衝撃のインド。死者の街バラナシで出会った人々-旅人美容師の世界一周の旅コラムvol.3インド編
バラナシに到着した日に、ひょんなことから1人の男の髪をカットすることになりました。それを見ていた人からいろんな人へと噂が流れ、次の日から街を歩けば「カットしてくれ」と予約が入るようになりました。
1人カットするごとに人々が集まり、おとなしく見守ったり、騒ぎ始めたり、質問攻めされたり、みんな好き勝手やります…(笑)。ほぼ毎日、街の至るところでカットしていた僕の周りは常にワイワイと賑やかでした。
1つとても印象深い話をしたいと思います。 ある日、路上で野菜売の男をカットしていたときの話です。
7歳くらいの子どもたちが話しかけてきました。
「ハウマッチ?」
僕は、子供はフリーだよ! と答えると、子どもたちに「なんで? 20ルピー渡すからカットして!」と言われました。子供からは貰うつもりはないからと言っても相手もタダはダメだと引き下がらないので20ルピー(約40円)はしっかりもらってカットすることにしました。
インドに来るまで300人程の人をカットしてきて、お金はいりませんと言っているのに断られたのが初めてだったからとても驚きました。
インドでは「ハウマッチ?」と聞くと値段は言われずに 「お前はこれにいくら払う?」という返事がかえってくるといいます。なので、例えばお店で全く同じ商品を違う値段で売ることがあるそうです。お金がない人からはもらわず、お金がある人からはもらう。

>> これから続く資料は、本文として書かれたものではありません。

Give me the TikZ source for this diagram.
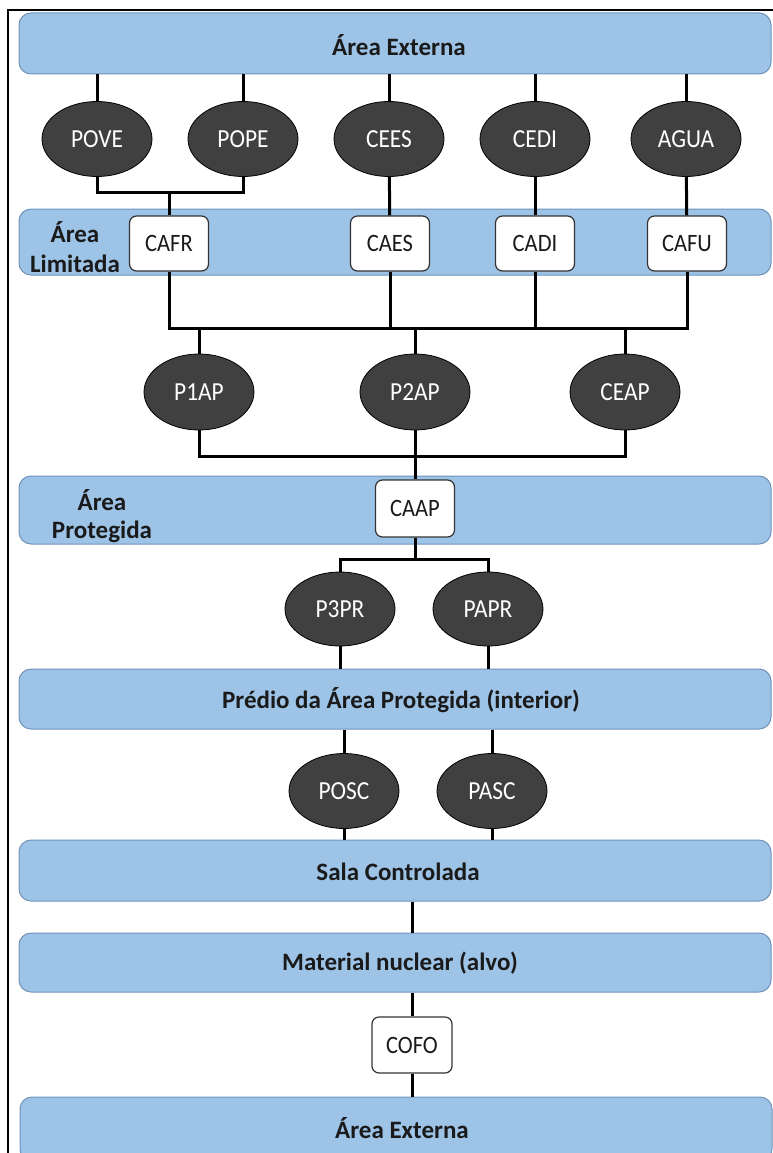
\documentclass[tikz,border=0pt]{standalone}
\usepackage{fontspec}
\setmainfont{Carlito}
\newfontfamily\ovalfont[FakeStretch=0.9]{Carlito}
\newfontfamily\bandfont[FakeStretch=0.95,FakeBold=0]{Carlito}
\usetikzlibrary{shapes.geometric}
\definecolor{bandblue}{HTML}{9DC3E6}
\definecolor{bandedge}{HTML}{6F93BA}
\definecolor{ovalfill}{HTML}{404040}
\definecolor{inktext}{HTML}{1A1A1A}
\begin{document}
\begin{tikzpicture}[x=1pt,y=-1pt,
  band/.style={draw=bandedge, line width=1pt, fill=bandblue, rounded corners=12pt,
    minimum width=752pt, inner sep=0pt},
  bandtext/.style={font=\fontsize{25}{28}\selectfont\bfseries, text=inktext, align=center, inner sep=0pt},
  oval/.style={ellipse, draw=black, line width=0.8pt, fill=ovalfill, minimum width=110pt,
    minimum height=75pt, inner sep=0pt, text=white, font=\ovalfont\fontsize{26}{28}\selectfont},
  gate/.style={draw=black!80, line width=1.2pt, fill=white, rounded corners=7pt,
    minimum width=79pt, minimum height=55pt, inner sep=0pt, text=inktext,
    font=\ovalfont\fontsize{25}{28}\selectfont},
  link/.style={line width=3pt, draw=black}]
\useasboundingbox (0,0) rectangle (772,1153);
% frame
\draw[line width=2pt] (8,1160) -- (8,10) -- (780,10);
% bands
\node[band, minimum height=61pt] (b1) at (395,43.5) {};
\node[band, minimum height=66pt] (b2) at (395,242) {};
\node[band, minimum height=68pt] (b3) at (395,510) {};
\node[band, minimum height=60pt] (b4) at (395,699) {};
\node[band, minimum height=61pt] (b5) at (395,870.5) {};
\node[band, minimum height=59pt] (b6) at (395,962.5) {};
\node[band, minimum height=64pt] (b7) at (396,1129) {};
% band labels
\node[bandtext] (t1) at (399,45) {Área Externa};
\node[bandtext, font=\fontsize{25}{30}\selectfont\bfseries] (t2) at (75,247) {Área\\Limitada};
\node[bandtext] (t3) at (102,516) {Área\\Protegida};
\node[bandtext] (t4) at (401,700) {Prédio da Área Protegida (interior)};
\node[bandtext] (t5) at (398,872) {Sala Controlada};
\node[bandtext] (t6) at (400,963) {Material nuclear (alvo)};
\node[bandtext] (t7) at (402,1128) {Área Externa};
% row 1 ovals
\node[oval] (pove) at (97,139) {POVE};
\node[oval] (pope) at (243,139) {POPE};
\node[oval] (cees) at (389,139) {CEES};
\node[oval] (cedi) at (535,139) {CEDI};
\node[oval] (agua) at (686,139) {AGUA};
% gates in limited area
\node[gate] (cafr) at (169,243.5) {CAFR};
\node[gate] (caes) at (390,243.5) {CAES};
\node[gate] (cadi) at (535,243.5) {CADI};
\node[gate] (cafu) at (687,243.5) {CAFU};
% row 2 ovals
\node[oval, minimum height=76pt] (p1ap) at (199,392) {P1AP};
\node[oval, minimum height=76pt] (p2ap) at (415,392) {P2AP};
\node[oval, minimum height=76pt] (ceap) at (625,392) {CEAP};
% protected area gate
\node[gate, minimum height=57pt] (caap) at (415,508.5) {CAAP};
% row 3 ovals
\node[oval, minimum height=74pt] (p3pr) at (340,609) {P3PR};
\node[oval, minimum height=74pt] (papr) at (488,609) {PAPR};
% row 4 ovals
\node[oval] (posc) at (344,791) {POSC};
\node[oval] (pasc) at (492,791) {PASC};
% final gate
\node[gate, minimum width=80pt, minimum height=56pt] (cofo) at (412,1045) {COFO};
% junction points
\coordinate (j1) at (169,192);
\coordinate (j2) at (415,328);
\coordinate (j3) at (415,456);
\coordinate (j4) at (415,559);
% connectors: external area to row 1
\draw[link] (b1.south -| pove) -- (pove);
\draw[link] (b1.south -| pope) -- (pope);
\draw[link] (b1.south -| cees) -- (cees);
\draw[link] (b1.south -| cedi) -- (cedi);
\draw[link] (b1.south -| agua) -- (agua);
% row 1 to gates
\draw[link] (pove) -- (pove |- j1) -- (pope |- j1) -- (pope);
\draw[link] (j1) -- (cafr);
\draw[link] (cees) -- (caes);
\draw[link] (cedi) -- (cadi);
\draw[link] (agua) -- (cafu);
% gates to row 2
\draw[link] (cafr) -- (cafr |- j2) -- (cafu |- j2) -- (cafu);
\draw[link] (caes) -- (caes |- j2);
\draw[link] (cadi) -- (cadi |- j2);
\draw[link] (p1ap) -- (p1ap |- j2);
\draw[link] (p2ap) -- (j2);
\draw[link] (ceap) -- (ceap |- j2);
% row 2 to CAAP
\draw[link] (p1ap) -- (p1ap |- j3) -- (ceap |- j3) -- (ceap);
\draw[link] (p2ap) -- (caap);
% CAAP to row 3
\draw[link] (caap) -- (j4);
\draw[link] (p3pr) -- (p3pr |- j4) -- (papr |- j4) -- (papr);
% row 3 to building
\draw[link] (p3pr) -- (p3pr |- b4.north);
\draw[link] (papr) -- (papr |- b4.north);
% building to row 4
\draw[link] (b4.south -| posc) -- (posc);
\draw[link] (b4.south -| pasc) -- (pasc);
% row 4 to controlled room
\draw[link] (posc) -- (posc |- b5.north);
\draw[link] (pasc) -- (pasc |- b5.north);
% controlled room to material
\draw[link] (b5.south -| cofo) -- (b6.north -| cofo);
% material to COFO to external area
\draw[link] (b6.south -| cofo) -- (cofo);
\draw[link] (cofo) -- (b7.north -| cofo);
\end{tikzpicture}
\end{document}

今は廃止されたけど、まだ根強く残るカースト制度によるものだそうで、お金は少しでも払える分だけくれればいいよっていうのがあると、ガヤという街で出会ったインドの研究者から聞きました。
子どもたちは僕が髪をカットするということの対価として、彼らが払える範囲内で僕にお金をくれたということのようでした。子どもたちも家の仕事を手伝っている子が多いからなのか、お金のことにはシビアで、なんだかそれがとっても意外で印象深いできごとでした。僕も素直にインドのスタイルを受け入れ、くれるという人からはお金をいただき、ないという人からは貰わずにカットすることに決めました。そのできごとがきっかけで仲良くなった子どもたちがカット希望者を集めてきてくれて、おかげで本当にいろんな人の髪を切り、楽しく過ごすことができました。
また、1ヶ月後くらいの後日談ですが、ある日オーストラリア人の美容師の友達からメールがきました。
「バラナシに行ったときに、私は美容師だと人々に話したら『前にここでみんなの髪を切ったJUNという日本人美容師がいたんだ』と教えてくれてとても驚いたよ!」
バラナシで出会ったインド人のみんながそうやって僕が去った後も覚えていてくれて、そして人に話しててくれてたと知り、なんだか涙が出そうなくらい嬉しくなりました。(笑)たくさんの素敵な人に出会い、こういったうれしいことがあったので、行く前は恐れていたインドが今は大好きになりました。